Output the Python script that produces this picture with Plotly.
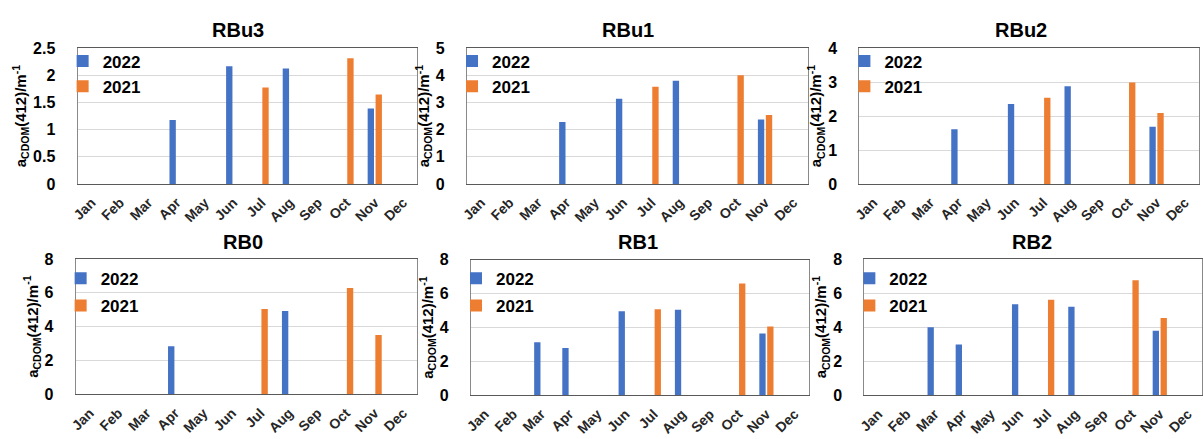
import plotly.graph_objects as go
from plotly.subplots import make_subplots

months = ["Jan", "Feb", "Mar", "Apr", "May", "Jun", "Jul", "Aug", "Sep", "Oct", "Nov", "Dec"]
titles = ["RBu3", "RBu1", "RBu2", "RB0", "RB1", "RB2"]
series_names = ["2022", "2021"]

rbu3_2022 = [None, None, None, 1.18, None, 2.17, None, 2.13, None, None, 1.39, None]
rbu3_2021 = [None, None, None, None, None, None, 1.78, None, None, 2.32, 1.65, None]
rbu1_2022 = [None, None, None, 2.28, None, 3.14, None, 3.81, None, None, 2.38, None]
rbu1_2021 = [None, None, None, None, None, None, 3.58, None, None, 4.01, 2.54, None]
rbu2_2022 = [None, None, None, 1.61, None, 2.36, None, 2.88, None, None, 1.69, None]
rbu2_2021 = [None, None, None, None, None, None, 2.54, None, None, 2.99, 2.09, None]
rb0_2022 = [None, None, None, 2.85, None, None, None, 4.92, None, None, None, None]
rb0_2021 = [None, None, None, None, None, None, 5.04, None, None, 6.28, 3.51, None]
rb1_2022 = [None, None, 3.13, 2.79, None, 4.97, None, 5.05, None, None, 3.65, None]
rb1_2021 = [None, None, None, None, None, None, 5.08, None, None, 6.61, 4.07, None]
rb2_2022 = [None, None, 4.00, 2.98, None, 5.34, None, 5.19, None, None, 3.79, None]
rb2_2021 = [None, None, None, None, None, None, 5.60, None, None, 6.75, 4.53, None]

data_2022 = [rbu3_2022, rbu1_2022, rbu2_2022, rb0_2022, rb1_2022, rb2_2022]
data_2021 = [rbu3_2021, rbu1_2021, rbu2_2021, rb0_2021, rb1_2021, rb2_2021]
y_max = [2.5, 5, 4, 8, 8, 8]
y_dtick = [0.5, 1, 1, 2, 2, 2]

W, H = 1203, 439
FONT = "Liberation Sans, Arial, sans-serif"
C2022 = "#4472C4"
C2021 = "#ED7D31"

# panel pixel boxes: (left, right, top, bottom)
boxes = [
    (71, 413, 42, 183),
    (463, 806, 42, 183),
    (858, 1200, 42, 183),
    (69, 413, 261, 402),
    (467, 807, 262, 403),
    (863, 1203, 261, 403),
]
title_pos = [(233, 23), (625, 23), (1021, 23), (238, 243), (635, 243), (1032, 243)]
legend_pos = [(98, 37), (490, 37), (885, 37), (96, 263), (494, 263), (890, 263)]
legend_gap = [0, 0, 0, 2, 2, 2]

fig = make_subplots(rows=2, cols=3)

for i in range(6):
    r, c = i // 3 + 1, i % 3 + 1
    lg = "legend" if i == 0 else f"legend{i + 1}"
    fig.add_trace(go.Bar(x=months, y=data_2022[i], name=series_names[0], marker_color=C2022,
                         marker_line_width=0, legend=lg, legendgroup=f"a{i}"), row=r, col=c)
    fig.add_trace(go.Bar(x=months, y=data_2021[i], name=series_names[1], marker_color=C2021,
                         marker_line_width=0, legend=lg, legendgroup=f"b{i}"), row=r, col=c)

annotations = []
legends = {}
for i in range(6):
    L, R, T, B = boxes[i]
    sx = "" if i == 0 else str(i + 1)
    fig.layout["xaxis" + sx].update(
        domain=[L / W, min(R / W, 1.0)],
        type="category", tickangle=-45,
        tickfont=dict(family=FONT, size=14, color="#262626", weight="bold"),
        showline=True, linecolor="#595959", linewidth=1, mirror=True,
        showgrid=False, ticks="", ticklabelstandoff=4,
    )
    fig.layout["yaxis" + sx].update(
        domain=[1 - B / H, 1 - T / H],
        range=[0, y_max[i]], dtick=y_dtick[i],
        tickfont=dict(family=FONT, size=16, color="#000000", weight="bold"),
        showline=True, linecolor="#898989", linewidth=1, mirror=True,
        showgrid=True, gridcolor="#D9D9D9", gridwidth=1, zeroline=False,
        ticks="", ticklabelstandoff=18,
        title=dict(text="a<sub>CDOM</sub>(412)/m<sup>-1</sup>", standoff=2,
                   font=dict(family=FONT, size=15, color="#000000", weight="bold")),
    )
    tx, ty = title_pos[i]
    annotations.append(dict(text=titles[i], x=tx / W, y=1 - ty / H, xref="paper", yref="paper",
                            xanchor="center", yanchor="middle", showarrow=False,
                            font=dict(family=FONT, size=20, color="#000000", weight="bold")))
    lx, ly = legend_pos[i]
    legends["legend" if i == 0 else f"legend{i + 1}"] = dict(
        x=(lx - 42) / W, y=1 - ly / H, xanchor="left", yanchor="top",
        bgcolor="rgba(0,0,0,0)", borderwidth=0, tracegroupgap=legend_gap[i],
        traceorder="grouped",
        font=dict(family=FONT, size=17, color="#000000", weight="bold"),
    )

fig.update_layout(
    width=W, height=H, margin=dict(l=0, r=0, t=0, b=0),
    paper_bgcolor="white", plot_bgcolor="white",
    barmode="group", bargap=0.44, bargroupgap=0.2,
    annotations=annotations, showlegend=True,
    **legends,
)

fig.write_html("out.html")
- - - - -
Omit the pictures, then quote the rest of the material above exactly.

RESPONSE:
Output the Python script that produces this picture with Plotly.
import plotly.graph_objects as go
from plotly.subplots import make_subplots

months = ["Jan", "Feb", "Mar", "Apr", "May", "Jun", "Jul", "Aug", "Sep", "Oct", "Nov", "Dec"]
titles = ["RBu3", "RBu1", "RBu2", "RB0", "RB1", "RB2"]
series_names = ["2022", "2021"]

rbu3_2022 = [None, None, None, 1.18, None, 2.17, None, 2.13, None, None, 1.39, None]
rbu3_2021 = [None, None, None, None, None, None, 1.78, None, None, 2.32, 1.65, None]
rbu1_2022 = [None, None, None, 2.28, None, 3.14, None, 3.81, None, None, 2.38, None]
rbu1_2021 = [None, None, None, None, None, None, 3.58, None, None, 4.01, 2.54, None]
rbu2_2022 = [None, None, None, 1.61, None, 2.36, None, 2.88, None, None, 1.69, None]
rbu2_2021 = [None, None, None, None, None, None, 2.54, None, None, 2.99, 2.09, None]
rb0_2022 = [None, None, None, 2.85, None, None, None, 4.92, None, None, None, None]
rb0_2021 = [None, None, None, None, None, None, 5.04, None, None, 6.28, 3.51, None]
rb1_2022 = [None, None, 3.13, 2.79, None, 4.97, None, 5.05, None, None, 3.65, None]
rb1_2021 = [None, None, None, None, None, None, 5.08, None, None, 6.61, 4.07, None]
rb2_2022 = [None, None, 4.00, 2.98, None, 5.34, None, 5.19, None, None, 3.79, None]
rb2_2021 = [None, None, None, None, None, None, 5.60, None, None, 6.75, 4.53, None]

data_2022 = [rbu3_2022, rbu1_2022, rbu2_2022, rb0_2022, rb1_2022, rb2_2022]
data_2021 = [rbu3_2021, rbu1_2021, rbu2_2021, rb0_2021, rb1_2021, rb2_2021]
y_max = [2.5, 5, 4, 8, 8, 8]
y_dtick = [0.5, 1, 1, 2, 2, 2]

W, H = 1203, 439
FONT = "Liberation Sans, Arial, sans-serif"
C2022 = "#4472C4"
C2021 = "#ED7D31"

# panel pixel boxes: (left, right, top, bottom)
boxes = [
    (71, 413, 42, 183),
    (463, 806, 42, 183),
    (858, 1200, 42, 183),
    (69, 413, 261, 402),
    (467, 807, 262, 403),
    (863, 1203, 261, 403),
]
title_pos = [(233, 23), (625, 23), (1021, 23), (238, 243), (635, 243), (1032, 243)]
legend_pos = [(98, 37), (490, 37), (885, 37), (96, 263), (494, 263), (890, 263)]
legend_gap = [0, 0, 0, 2, 2, 2]

fig = make_subplots(rows=2, cols=3)

for i in range(6):
    r, c = i // 3 + 1, i % 3 + 1
    lg = "legend" if i == 0 else f"legend{i + 1}"
    fig.add_trace(go.Bar(x=months, y=data_2022[i], name=series_names[0], marker_color=C2022,
                         marker_line_width=0, legend=lg, legendgroup=f"a{i}"), row=r, col=c)
    fig.add_trace(go.Bar(x=months, y=data_2021[i], name=series_names[1], marker_color=C2021,
                         marker_line_width=0, legend=lg, legendgroup=f"b{i}"), row=r, col=c)

annotations = []
legends = {}
for i in range(6):
    L, R, T, B = boxes[i]
    sx = "" if i == 0 else str(i + 1)
    fig.layout["xaxis" + sx].update(
        domain=[L / W, min(R / W, 1.0)],
        type="category", tickangle=-45,
        tickfont=dict(family=FONT, size=14, color="#262626", weight="bold"),
        showline=True, linecolor="#595959", linewidth=1, mirror=True,
        showgrid=False, ticks="", ticklabelstandoff=4,
    )
    fig.layout["yaxis" + sx].update(
        domain=[1 - B / H, 1 - T / H],
        range=[0, y_max[i]], dtick=y_dtick[i],
        tickfont=dict(family=FONT, size=16, color="#000000", weight="bold"),
        showline=True, linecolor="#898989", linewidth=1, mirror=True,
        showgrid=True, gridcolor="#D9D9D9", gridwidth=1, zeroline=False,
        ticks="", ticklabelstandoff=18,
        title=dict(text="a<sub>CDOM</sub>(412)/m<sup>-1</sup>", standoff=2,
                   font=dict(family=FONT, size=15, color="#000000", weight="bold")),
    )
    tx, ty = title_pos[i]
    annotations.append(dict(text=titles[i], x=tx / W, y=1 - ty / H, xref="paper", yref="paper",
                            xanchor="center", yanchor="middle", showarrow=False,
                            font=dict(family=FONT, size=20, color="#000000", weight="bold")))
    lx, ly = legend_pos[i]
    legends["legend" if i == 0 else f"legend{i + 1}"] = dict(
        x=(lx - 42) / W, y=1 - ly / H, xanchor="left", yanchor="top",
        bgcolor="rgba(0,0,0,0)", borderwidth=0, tracegroupgap=legend_gap[i],
        traceorder="grouped",
        font=dict(family=FONT, size=17, color="#000000", weight="bold"),
    )

fig.update_layout(
    width=W, height=H, margin=dict(l=0, r=0, t=0, b=0),
    paper_bgcolor="white", plot_bgcolor="white",
    barmode="group", bargap=0.44, bargroupgap=0.2,
    annotations=annotations, showlegend=True,
    **legends,
)

fig.write_html("out.html")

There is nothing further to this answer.